In some ways it’s rather reassuring to perceive that Britain hasn’t entirely turned into the US, culturally – As demonstrated by reactions to the Hugh Grant/Ashley Graham interview (Americans think he was being rude, British people know he was just not being fake).
— Natasha Devon 🌈💙 (@_NatashaDevon) March 13, 2023
Molly Geidel, a senior lecturer in American studies at the University of Manchester, said Grant’s response to the cheery Graham in itself was British. “In my experience, one of the things that unites most British people is contempt for the slick service-with-a-smile U.S. work culture,” said Geidel, who grew up in Vermont before moving to England.
“Until recently, people here in the U.K. prided themselves not having to perform fake-happiness, or what we sometimes call affective labor,” she added.
Some online in the United States applauded Graham’s efforts.
“I am very sorry that Hugh Grant was so incredibly disrespectful and rude to you. I salute you for holding your composure,” one Graham admirer tweeted. “She really took the hits & kept getting up & going. Mad respect,” another said.
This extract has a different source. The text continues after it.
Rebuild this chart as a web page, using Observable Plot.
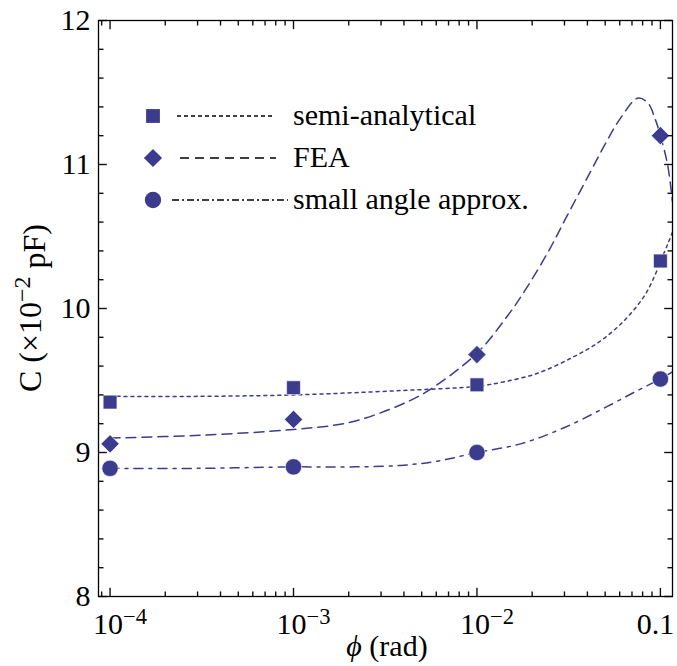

Graham herself was asked about the interview Monday by a TMZ photographer at the airport and said: “You know what? My mama taught me to kill people with kindness, so there you go.”
Malik suggested that perhaps Grant’s critical relationship with the media was on display during the interaction.
Grant has in recent years become a vocal campaigner for a more accountable press, supporting the British advocacy group Hacked off after he was one of many high-profile victims to have his phone hacked by tabloid journalists.
Undeterred, Graham finished the interview cheerfully.
“It was nice to talk to you,” she told Grant with a smile — a performance some commentators have said should earn her a best actress award.